Les plus intenses moments de la vie de Frank Lucas (Denzel Washington) nous sont présentés. C'est l'un des caïds de la région New-Yorkaise, qui aurait pu se contenter de régner sur Harlem assez tranquillement, mais il a été pris d'idées de grandeur... Et s'est inséré dans le business de vente de drogue, devenant non seulement le pourvoyeur d'héroïne la plus pure du marché, mais en plus il a eu le culot de casser les prix! Parallèlement à cette success-story franchement inattendue, on s'intéresse à Richie Roberts (Russell Crowe), de Newark (N.J.), un flic qui a un énorme défaut: il est intègre. Et il a des idées sur la justesse, poursuivant tant bien que mal des études de droit. La rencontre entre les deux aura bien lieu, au bout de deux heures de film...

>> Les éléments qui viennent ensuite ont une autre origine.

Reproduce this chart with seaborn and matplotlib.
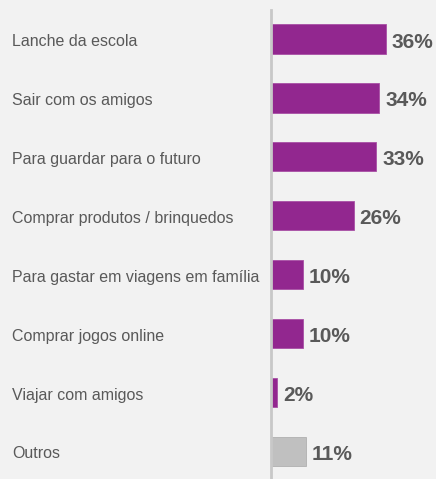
import matplotlib
matplotlib.use("Agg")
import matplotlib.pyplot as plt
import matplotlib.transforms as mtransforms
import pandas as pd
import seaborn as sns

categories = [
    "Lanche da escola",
    "Sair com os amigos",
    "Para guardar para o futuro",
    "Comprar produtos / brinquedos",
    "Para gastar em viagens em família",
    "Comprar jogos online",
    "Viajar com amigos",
    "Outros",
]
values = [36, 34, 33, 26, 10, 10, 2, 11]
labels = ["36%", "34%", "33%", "26%", "10%", "10%", "2%", "11%"]

df = pd.DataFrame({"categoria": categories, "valor": values})

bg = "#f2f2f2"
purple = "#92278f"
grey_bar = "#c0c0c0"
text_col = "#595959"

sns.set_style("white")
plt.rcParams["font.family"] = ["Liberation Sans", "DejaVu Sans"]

W, H = 436, 479
fig = plt.figure(figsize=(W / 100, H / 100), dpi=100, facecolor=bg)
ax = fig.add_axes([271 / W, 0, (W - 271) / W, (H - 10) / H])
ax.set_facecolor(bg)

colors = [purple] * 7 + [grey_bar]
sns.barplot(data=df, x="valor", y="categoria", hue="categoria", palette=colors,
            legend=False, width=0.5, saturation=1, ax=ax, orient="h")
for patch, c in zip(ax.patches, colors):
    patch.set_edgecolor("#a850a5" if c == purple else "#b0b0b0")
    patch.set_linewidth(0.6)

ax.set_xlim(0, (W - 271) / 3.19)
ax.set_ylim(7.47, -0.49)
ax.set_xlabel("")
ax.set_ylabel("")
ax.set_xticks([])
ax.set_yticks([])
for side in ["top", "right", "bottom"]:
    ax.spines[side].set_visible(False)
ax.spines["left"].set_color("#c8c8c8")
ax.spines["left"].set_linewidth(2)

trans = mtransforms.blended_transform_factory(fig.transFigure, ax.transData)
for i, (cat, v, lab) in enumerate(zip(categories, values, labels)):
    ax.text(12 / W, i + 0.02, cat, transform=trans, ha="left", va="center_baseline",
            fontsize=11.5, color=text_col)
    ax.text(v + 1.8, i + 0.02, lab, ha="left", va="center_baseline", fontsize=15,
            fontweight="bold", color=text_col)

fig.savefig("out.png", dpi=100, facecolor=bg)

Biopic? Opéra Scorsesien? Film-vérité à la Friedkin? Film d'action à la Mann? Ridley Scott n'a choisi aucune de ces directions, même s'il a sacrifié ça et là à quelques figures de style attendues. Son film est surtout guidé par une envie de faire une excursion dans l'Amérique des années 70, dans ce pays qui continue de faire comme si de rien n'était alors que le chaos du Vietnam prend toute la place médiatique, et comme à son habitude, il reconstitue tout un monde, toute une atmosphère, avec une vérité confondante... Il s'inspire des histoires des films de Scorsese en évitant de pousser le bouchon trop loin, mais la minutie de la reconstitution, et l'investissement de Denzel Washington font beaucoup.
C'est un film dans lequel il fait bon s'engouffrer, et dans lequel on assiste à une leçon un poil provocante sur les Etats-Unis: si effectivement Frank Lucas devient le boss de Harlem, et bien plus, alors que la police de New York est corrompue jusqu'au slip, faut-il l'en blâmer, ou se dire qu'il ne représente finalement qu'une des multiples facettes du rêve Américain? La réponse, évidemment, n'est pas dans le film, même si à deux reprises Ridley Scott s'amuse à citer et détourner Norman Rockwell pour des thanksgivings de famille de gangsters noirs! Mais la question y est, posée de fort belle manière. Et le déroulement, lent et méthodique, va droit vers un but inévitable: la rencontre programmée de deux monstres sacrés. Donc, pas de quoi se plaindre, non?